His achievements in the competition that year are especially impressive given that the event had its largest pool of entrants ever, because for the first time young people from the city’s parochial schools were eligible. This added some twelve thousand participants to an already formidable pool of school children.
Seymour continued to play in contests, and just a year and a half after his first win another victory provided him with a scholarship to study with another master pianist, Rudolph Gruen, an interpreter of the classics renowned in New York and nationwide thanks to his radio broadcasts. Gruen, a faculty member at the New York College of Music, continued drilling Seymour, and before he was a teenager he began taking part in recitals at the school.

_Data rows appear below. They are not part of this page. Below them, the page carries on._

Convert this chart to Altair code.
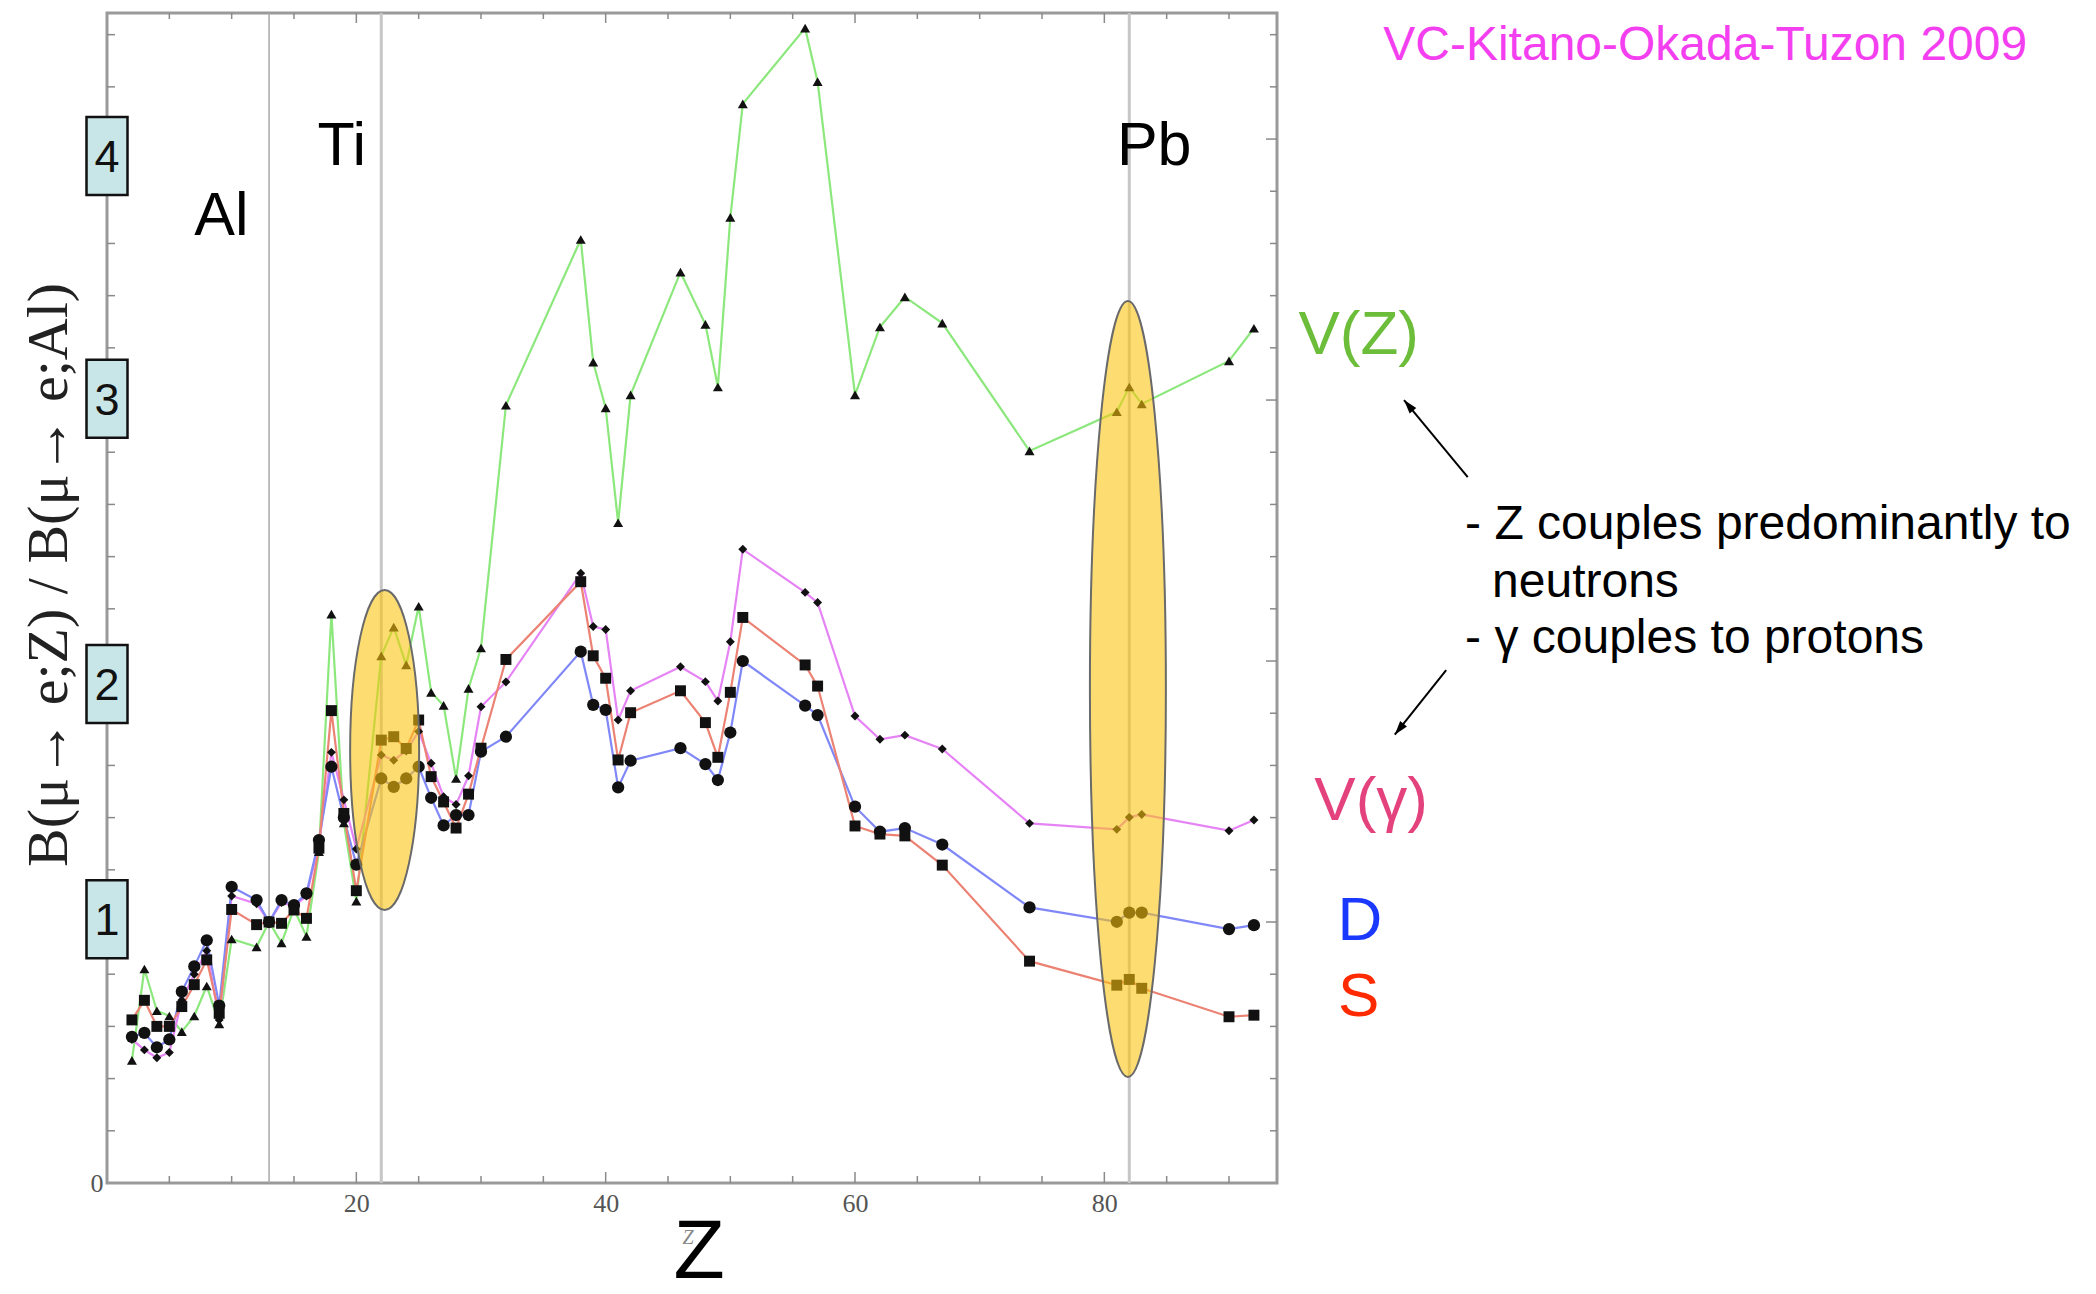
import math
import altair as alt
import pandas as pd

# ---------------- data ----------------
Z = [2, 3, 4, 5, 6, 7, 8, 9, 10, 12, 13, 14, 15, 16, 17, 18, 19, 20, 22, 23, 24, 25, 26, 27,
     28, 29, 30, 32, 38, 39, 40, 41, 42, 46, 48, 49, 50, 51, 56, 57, 60, 62, 64, 67, 74, 81,
     82, 83, 90, 92]

v_Z = [0.47, 0.82, 0.66, 0.64, 0.58, 0.64, 0.755, 0.61, 0.935, 0.905, 1.0, 0.92, 1.05, 0.945,
       1.27, 2.18, 1.38, 1.08, 2.02, 2.13, 1.985, 2.21, 1.88, 1.83, 1.55, 1.895, 2.05, 2.98,
       3.615, 3.145, 2.97, 2.53, 3.02, 3.49, 3.29, 3.05, 3.70, 4.135, 4.425, 4.22, 3.02, 3.28,
       3.395, 3.295, 2.805, 2.955, 3.05, 2.985, 3.15, 3.275]

v_gamma = [0.55, 0.51, 0.48, 0.50, 0.70, 0.80, 0.89, 0.625, 1.10, 1.07, 1.0, 1.075, 1.06, 1.10,
           1.30, 1.65, 1.468, 1.28, 1.64, 1.62, 1.655, 1.73, 1.608, 1.48, 1.45, 1.56, 1.825,
           1.92, 2.336, 2.132, 2.121, 1.774, 1.886, 1.978, 1.921, 1.847, 2.074, 2.428, 2.263,
           2.224, 1.789, 1.70, 1.716, 1.663, 1.378, 1.355, 1.401, 1.412, 1.35, 1.391]

dipole = [0.56, 0.575, 0.52, 0.55, 0.733, 0.83, 0.93, 0.68, 1.135, 1.084, 1.0, 1.084, 1.065,
          1.11, 1.314, 1.595, 1.40, 1.22, 1.55, 1.518, 1.55, 1.595, 1.476, 1.37, 1.41, 1.41,
          1.653, 1.71, 2.036, 1.832, 1.813, 1.516, 1.618, 1.666, 1.605, 1.544, 1.726, 2.0,
          1.829, 1.793, 1.442, 1.346, 1.36, 1.297, 1.056, 1.001, 1.036, 1.036, 0.973, 0.988]

scalar = [0.625, 0.70, 0.60, 0.60, 0.676, 0.76, 0.855, 0.65, 1.048, 0.99, 1.0, 0.995, 1.046,
          1.014, 1.283, 1.81, 1.416, 1.12, 1.697, 1.71, 1.665, 1.774, 1.557, 1.46, 1.36, 1.49,
          1.666, 2.006, 2.304, 2.02, 1.934, 1.621, 1.802, 1.886, 1.764, 1.631, 1.88, 2.167,
          1.985, 1.904, 1.368, 1.337, 1.33, 1.218, 0.85, 0.758, 0.78, 0.746, 0.637, 0.643]

series_names = ["V(Z)", "V(γ)", "D", "S"]

element_names = ["Al", "Ti", "Pb"]
element_Z = [13, 22, 82]

x_label_ticks = [20, 40, 60, 80]
x_minor_ticks = [5, 10, 15, 25, 30, 35, 45, 50, 55, 65, 70, 75, 85, 90]
y_label_ticks = [0]
y_major_ticks = [1, 2, 3, 4]
y_minor_ticks = [0.2, 0.4, 0.6, 0.8, 1.2, 1.4, 1.6, 1.8, 2.2, 2.4, 2.6, 2.8, 3.2, 3.4, 3.6,
                 3.8, 4.2, 4.4]

box_labels = ["1", "2", "3", "4"]
box_values = [1.011, 1.912, 3.005, 3.935]

# ---------------- layout / style ----------------
W = H = 1170
X_DOMAIN = [0, 93.85]
Y_DOMAIN = [0, 4.483]
PX_PER_Z = W / (X_DOMAIN[1] - X_DOMAIN[0])
PX_PER_V = H / (Y_DOMAIN[1] - Y_DOMAIN[0])

line_colors = ["#8ce87c", "#e684f5", "#8088f8", "#eb8273"]
marker_shapes = ["triangle-up", "diamond", "circle", "square"]
marker_sizes = [100, 80, 150, 120]
SANS = "Liberation Sans"
SERIF = "Liberation Serif"
TICK_C = "#8a8a8a"

xs = alt.Scale(domain=X_DOMAIN, nice=False, zero=False)
ys = alt.Scale(domain=Y_DOMAIN, nice=False, zero=False)

x_axis = alt.Axis(values=x_label_ticks, title=None, grid=False, domain=False, ticks=False,
                  labelFont=SERIF, labelFontSize=26, labelColor="#555", labelPadding=7,
                  labelFlush=False)
y_axis = alt.Axis(values=y_label_ticks, title=None, grid=False, domain=False, ticks=False,
                  labelFont=SERIF, labelFontSize=26, labelColor="#555", labelPadding=4)


def X(field="Z"):
    return alt.X(f"{field}:Q", scale=xs, axis=x_axis, title=None)


def Y(field="v"):
    return alt.Y(f"{field}:Q", scale=ys, axis=y_axis, title=None)


rows = []
for name, vals in zip(series_names, [v_Z, v_gamma, dipole, scalar]):
    for z, v in zip(Z, vals):
        rows.append({"Z": z, "v": v, "series": name})
df = pd.DataFrame(rows)

layers = []

# element guide lines
elem_df = pd.DataFrame({"Z": element_Z, "name": element_names})
layers.append(alt.Chart(elem_df).transform_filter(alt.datum.name == "Al")
              .mark_rule(color="#a8a8a8", strokeWidth=1.5).encode(x=X()))
layers.append(alt.Chart(elem_df).transform_filter(alt.datum.name != "Al")
              .mark_rule(color="#c6c6c6", strokeWidth=3).encode(x=X()))

# series lines
layers.append(
    alt.Chart(df).mark_line(strokeWidth=2.2).encode(
        x=X(), y=Y(),
        color=alt.Color("series:N", scale=alt.Scale(domain=series_names, range=line_colors),
                        legend=None),
    )
)

# markers
for name, shp, sz in zip(series_names, marker_shapes, marker_sizes):
    layers.append(
        alt.Chart(df).transform_filter(alt.datum.series == name)
        .mark_point(filled=True, shape=shp, size=sz, color="#111", opacity=1)
        .encode(x=X(), y=Y())
    )


# highlight ellipses (custom symbol path, ry = 1)
def ellipse_path(rx):
    k = 0.5523
    return (f"M 0 -1 C {k*rx:.4f} -1 {rx:.4f} {-k:.4f} {rx:.4f} 0 "
            f"C {rx:.4f} {k:.4f} {k*rx:.4f} 1 0 1 "
            f"C {-k*rx:.4f} 1 {-rx:.4f} {k:.4f} {-rx:.4f} 0 "
            f"C {-rx:.4f} {-k:.4f} {-k*rx:.4f} -1 0 -1 Z")


for cz, cv, a_px, b_px in [(22.27, 1.659, 34.5, 160), (81.89, 1.893, 38, 388)]:
    layers.append(
        alt.Chart(pd.DataFrame({"Z": [cz], "v": [cv]}))
        .mark_point(shape=ellipse_path(a_px / b_px), size=(2 * b_px) ** 2, filled=True,
                    fill="#fcc40c", fillOpacity=0.58, stroke="#6a6a6a", strokeWidth=2,
                    strokeOpacity=1, opacity=1)
        .encode(x=X(), y=Y())
    )

# inward frame ticks
for vals, ln in [(x_minor_ticks, 7), (x_label_ticks, 11)]:
    d = pd.DataFrame({"Z": vals})
    layers.append(alt.Chart(d).mark_rule(color=TICK_C, strokeWidth=1.5)
                  .encode(x=X(), y=alt.value(H), y2=alt.value(H - ln)))
    layers.append(alt.Chart(d).mark_rule(color=TICK_C, strokeWidth=1.5)
                  .encode(x=X(), y=alt.value(0), y2=alt.value(ln - 1)))
for vals, ln in [(y_minor_ticks, 8), (y_major_ticks, 12)]:
    d = pd.DataFrame({"v": vals})
    layers.append(alt.Chart(d).mark_rule(color=TICK_C, strokeWidth=1.5)
                  .encode(y=Y(), x=alt.value(0), x2=alt.value(ln)))
    layers.append(alt.Chart(d).mark_rule(color=TICK_C, strokeWidth=1.5)
                  .encode(y=Y(), x=alt.value(W), x2=alt.value(W - ln + 1)))

# label boxes on the y axis
box_df = pd.DataFrame({"lab": box_labels, "v": box_values})
half_h = 39 / PX_PER_V
half_w = 20.5 / PX_PER_Z
layers.append(
    alt.Chart(box_df)
    .transform_calculate(y1=f"datum.v - {half_h}", y2=f"datum.v + {half_h}",
                         x1=f"{-half_w}", x2=f"{half_w}")
    .mark_rect(fill="#c8e6e8", stroke="#111", strokeWidth=2.5)
    .encode(x=X("x1"), x2="x2:Q", y=Y("y1"), y2="y2:Q")
)
layers.append(
    alt.Chart(box_df).transform_calculate(z0="0")
    .mark_text(font=SANS, fontSize=45, color="#111", align="center", baseline="middle", dy=2)
    .encode(x=X("z0"), y=Y(), text="lab:N")
)


def text_layer(txt, z, v, size, color="#000", font=SANS, align="center",
               baseline="alphabetic", **kw):
    return (alt.Chart(pd.DataFrame({"t": [txt], "Z": [z], "v": [v]}))
            .mark_text(font=font, fontSize=size, color=color, align=align, baseline=baseline,
                       **kw)
            .encode(x=X(), y=Y(), text="t:N"))


# element labels
layers.append(text_layer("Al", 9.17, 3.632, 61))
layers.append(text_layer("Ti", 18.83, 3.90, 61))
layers.append(text_layer("Pb", 84.0, 3.90, 61))

# right-hand annotations
layers.append(text_layer("VC-Kitano-Okada-Tuzon 2009", 128.2, 4.304, 48, "#f43ff0"))
layers.append(text_layer("V(Z)", 100.4, 3.176, 62, "#6bbd3a"))
layers.append(text_layer("V(γ)", 101.4, 1.391, 62, "#e3427d"))
layers.append(text_layer("D", 100.5, 0.931, 62, "#1b38ff"))
layers.append(text_layer("S", 100.4, 0.64, 62, "#ff2a00"))
layers.append(text_layer("- Z couples predominantly to", 108.94, 2.467, 48, align="left"))
layers.append(text_layer("neutrons", 111.1, 2.247, 48, align="left"))
layers.append(text_layer("- γ couples to protons", 108.94, 2.032, 48, align="left"))

# arrows
arrows = pd.DataFrame({"Z1": [109.15, 107.42], "v1": [2.705, 1.965],
                       "Z2": [104.04, 103.3], "v2": [3.0, 1.718]})
layers.append(
    alt.Chart(arrows).mark_rule(color="#000", strokeWidth=2)
    .encode(x=X("Z1"), x2="Z2:Q", y=Y("v1"), y2="v2:Q")
)
head_rows = []
HEAD_R = 7
for z1, v1, z2, v2 in arrows.itertuples(index=False):
    dx = (z2 - z1) * PX_PER_Z
    dy = -(v2 - v1) * PX_PER_V
    L = math.hypot(dx, dy)
    ux, uy = dx / L, dy / L
    ang = math.degrees(math.atan2(ux, -uy)) % 360
    head_rows.append({"Z": z2 - ux * HEAD_R / PX_PER_Z, "v": v2 + uy * HEAD_R / PX_PER_V,
                      "ang": ang})
layers.append(
    alt.Chart(pd.DataFrame(head_rows))
    .mark_point(shape="M 0 -1 L 0.62 1 L -0.62 1 Z", size=(2 * HEAD_R) ** 2, filled=True,
                color="#000", opacity=1)
    .encode(x=X(), y=Y(), angle=alt.Angle("ang:Q", scale=None))
)

# axis titles
layers.append(text_layer("B(μ→ e;Z) / B(μ→ e;Al)", -4.6, 2.33, 58, "#222", font=SERIF,
                         baseline="middle", angle=270))
layers.append(text_layer("Z", 46.6, -0.235, 20, "#888", font=SERIF, fontStyle="italic"))
layers.append(text_layer("Z", 47.5, -0.365, 84, "#000"))

chart = (
    alt.layer(*layers)
    .properties(width=W, height=H, autosize=alt.AutoSizeParams(type="none"),
                padding={"left": 99, "top": 5, "right": 811, "bottom": 103},
                background="white")
    .configure_view(stroke="#9a9a9a", strokeWidth=3)
)

chart.save("out.html", embed_options={"renderer": "svg", "actions": False})
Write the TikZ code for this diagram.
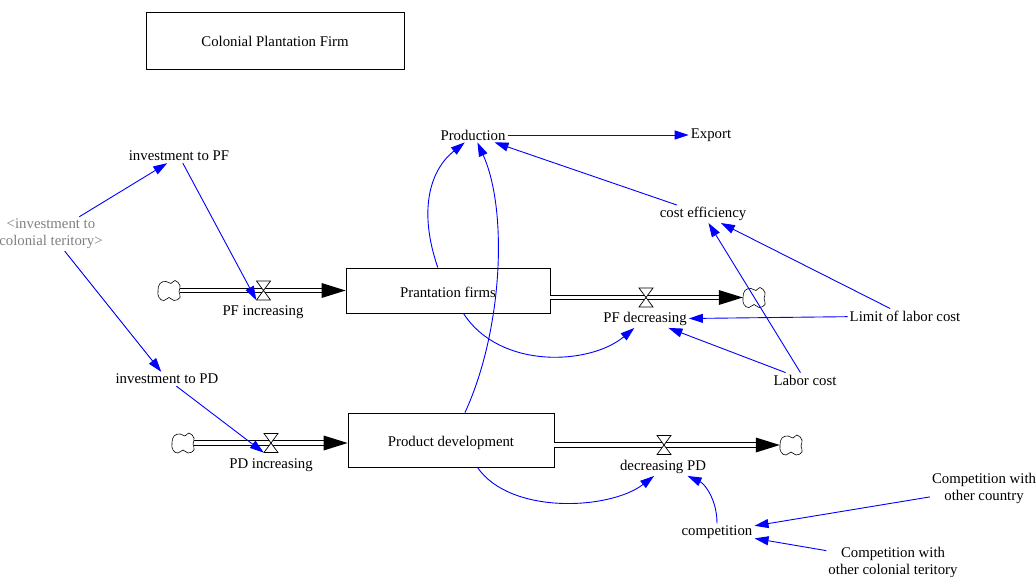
\documentclass[tikz,border=0pt]{standalone}
\usepackage{fontspec}
\setmainfont{Liberation Serif}
\usetikzlibrary{arrows.meta}
\begin{document}
\begin{tikzpicture}[x=1pt,y=-1pt,
  txt/.style={font=\fontsize{14.8}{17}\selectfont, inner sep=2pt, align=center, yshift=-2pt},
  stock/.style={draw=black, line width=0.8pt, fill=white, inner sep=0pt,
    font=\fontsize{14.8}{17}\selectfont},
  link/.style={draw=blue, line width=0.9pt, -{Triangle[length=14pt,width=9pt]}},
  pipe/.style={draw=black, line width=1pt, double=white, double distance=3.4pt, shorten >=20pt},
  valvenode/.style={minimum width=14pt, minimum height=19pt, inner sep=0pt},
  cloudnode/.style={minimum width=22pt, minimum height=20pt, inner sep=0pt},
  valve/.pic={
    \filldraw[fill=white, draw=black, line width=0.7pt] (-7,-9.5) -- (7,-9.5) -- (0,0) -- cycle;
    \filldraw[fill=white, draw=black, line width=0.7pt] (-7,9.5) -- (7,9.5) -- (0,0) -- cycle;
  },
  cloud/.pic={
    \draw[black, line width=0.6pt, fill=white] plot[smooth cycle, tension=0.8] coordinates
      {(-11,0) (-9,-7) (-3,-9) (2,-7) (6,-10) (11,-5) (10,1) (11,7) (5,10) (0,7) (-5,10) (-10,7)};
  }
]
\useasboundingbox (0,0) rectangle (1036,576);

% title
\node[stock, minimum width=258pt, minimum height=57pt, text height=12pt, text depth=0pt] (title) at (275,40.5) {Colonial Plantation Firm};

% stocks
\node[stock, minimum width=204pt, minimum height=45pt, text height=14pt, text depth=0pt] (boxPF) at (448,290.5) {Prantation firms};
\node[stock, minimum width=206pt, minimum height=54pt, text height=14pt, text depth=0.5pt] (boxPD) at (451,440) {Product development};

% clouds and valves (positions)
\node[cloudnode] (cPFi) at (169,290.5) {};
\node[cloudnode] (cPFo) at (754,297.5) {};
\node[cloudnode] (cPDi) at (183,443) {};
\node[cloudnode] (cPDo) at (791,445) {};
\node[valvenode] (vPFi) at (263.5,290.5) {};
\node[valvenode] (vPFo) at (646,297.5) {};
\node[valvenode] (vPDi) at (271,443) {};
\node[valvenode] (vPDo) at (664,445) {};

% pipes
\draw[pipe] (cPFi.east) -- (boxPF.west |- cPFi);
\draw[pipe] (boxPF.east |- cPFo) -- (cPFo.west);
\draw[pipe] (cPDi.east) -- (boxPD.west |- cPDi);
\draw[pipe] (boxPD.east |- cPDo) -- (cPDo.west);
\fill[black] (boxPF.west |- cPFi) -- ++(-24,-7.5) -- ++(0,15) -- cycle;
\fill[black] (cPFo.west) -- ++(-24,-7.5) -- ++(0,15) -- cycle;
\fill[black] (boxPD.west |- cPDi) -- ++(-24,-7.5) -- ++(0,15) -- cycle;
\fill[black] (cPDo.west) -- ++(-24,-7.5) -- ++(0,15) -- cycle;
\pic at (vPFi) {valve};
\pic at (vPFo) {valve};
\pic at (vPDi) {valve};
\pic at (vPDo) {valve};
\pic at (cPFi) {cloud};
\pic at (cPFo) {cloud};
\pic at (cPDi) {cloud};
\pic at (cPDo) {cloud};

% flow labels
\node[txt] (PFinc) at (263,310) {PF increasing};
\node[txt] (PFdec) at (645,317) {PF decreasing};
\node[txt] (PDinc) at (271,463) {PD increasing};
\node[txt] (decPD) at (663,465) {decreasing PD};

% variables
\node[txt] (prod) at (473,133) {Production};
\node[txt] (export) at (711,133) {Export};
\node[txt] (invPF) at (179,154) {investment to PF};
\node[txt] (invPD) at (167,377) {investment to PD};
\node[txt, text=black!50] (invCT) at (51,232) {<investment to\\colonial teritory>};
\node[txt] (costeff) at (703,212) {cost efficiency};
\node[txt] (limit) at (905,314) {Limit of labor cost};
\node[txt] (labor) at (805,378) {Labor cost};
\node[txt] (comp) at (717,530) {competition};
\node[txt] (cwoc) at (984,486) {Competition with\\other country};
\node[txt] (cwcol) at (893,560) {Competition with\\other colonial teritory};

% links
\draw[link] (invCT) -- (invPF);
\draw[link] (invPF) -- (vPFi.south west);
\draw[link] (invCT) -- (invPD);
\draw[link] (invPD) -- (vPDi.south west);
\draw[link] (prod) -- (export);
\draw[link] (costeff) -- (prod);
\draw[link] (limit) -- (costeff);
\draw[link] (labor) -- (costeff);
\draw[link] (limit) -- (PFdec);
\draw[link] (labor) -- (PFdec);
\draw[link] (boxPF.114) .. controls (418,210) and (430,170) .. (prod.-138);
\draw[link] (boxPD.63) .. controls (503,330) and (508,210) .. (prod.-59);
\draw[link] (boxPF.-56) .. controls (500,370) and (590,365) .. (PFdec.-140);
\draw[link] (boxPD.-46) .. controls (510,515) and (610,510) .. (decPD.-135);
\draw[link] (comp) .. controls (717,500) and (705,484) .. (decPD.-20);
\draw[link] (cwoc) -- (comp);
\draw[link] (cwcol) -- (comp);
\end{tikzpicture}
\end{document}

It was around this time, too, that a proposal came to the Kaufman family—it may have been the doing of Gruen, Tallarico, or both—suggesting that Seymour be sent even farther away than New Hampshire: to Germany. It was there that his mentors believed he could receive the training to become not only a premier pianist, but also perhaps one of the world’s great conductors.
Ida refused to send Seymour away, much as she had when it had been proposed that her oldest son travel to Europe for his own musical education. But in Seymour’s case, her reasons for keeping him close to home were slightly more ambiguous. On one level, her refusal to send her boy away could have stemmed from her disdain of music as a potential career path, which she had already made quite clear when he first began to study. On another level, however, she might have been inspired by genuine maternal feelings of not wanting to be separated from her youngest—her baby—or by her awareness of the danger inherent in sending her child to Adolf Hitler’s Germany.
This foiled opportunity to travel and study troubled Coleman throughout his adult life, as did another event involving his achievements as a child performer. Family members and Coleman’s friends agree on how the incident began: after Seymour had won a competition and was presented with his prize. He was beaming with pride. Some say that he had worked particularly hard for this event because he had specifically wanted the reward: a beautiful etching set. Others remember Seymour as simply winning a medal.
And there’s further agreement on what happened next: a little boy who had lost to Seymour began to cry and scream uncontrollably. To placate the boy, Seymour was told to relinquish his prize.
Once again, however, accounts vary as to who told him to do so. Some say it was his mother, Ida, while others say it was Tallarico. In either case, Seymour did as he was told, but it was an event that would leave a lingering scar; in adulthood, Coleman would fight vociferously and tenaciously in business to retain what he had earned.
Despite this incident, Seymour continued to study dutifully and avidly through the rest of his grade-school years and into his teens. But as he did, he found himself coping not only with another of his mother’s rankling decisions but also with a growing restlessness about the artistic path being laid out for him.